Establishing a Device Context: A standard practice is to define a device object at the beginning of your script. This object holds the target device (GPU if available, otherwise CPU) and can be reused throughout your code.

import torch

# Define the device at the start
device = torch.device("cuda" if torch.cuda.is_available() else "cpu")
print(f"Using device: {device}")

# ... define your model, loss function, optimizer ...

# Ensure model is on the correct device
model = SimpleNet().to(device)

# In your training loop:
# Ensure input data and labels are moved to the device
for inputs, labels in data_loader:
    inputs = inputs.to(device)
    labels = labels.to(device)

    # Now, model and data are on the same device
    optimizer.zero_grad()
    outputs = model(inputs)
    loss = criterion(outputs, labels)
    loss.backward()
    optimizer.step()

By consistently applying .to(device) to your model before training starts and to your input data inside the training loop (for each batch), you ensure that all computations happen on the intended device, preventing device mismatch errors.

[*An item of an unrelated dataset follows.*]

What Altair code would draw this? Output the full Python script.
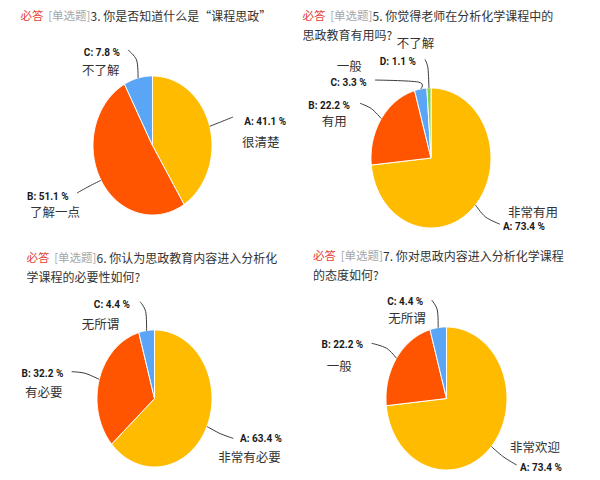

Debugging Workflow for Device Errors

If you encounter a RuntimeError indicating a device mismatch:

Identify the failing line: Look at the traceback to pinpoint the exact operation causing the error.
Inspect operands: Just before the failing line, insert print statements or use a debugger to check the .device attribute of all tensors and model parameters involved in that operation. For example, if the error occurs during outputs = model(inputs), check inputs.device and next(model.parameters()).device. If it occurs during loss = criterion(outputs, labels), check outputs.device and labels.device.
Apply .to(device): Ensure that any tensor or model identified as being on the wrong device is explicitly moved using .to(device) before the failing operation occurs. Remember to move inputs and labels inside the data loading loop.

Checking and managing device placement is a fundamental aspect of writing PyTorch code, particularly when utilizing GPUs for acceleration. Adopting the practice of defining a device object early and consistently moving models and data accordingly will help you avoid many common runtime errors.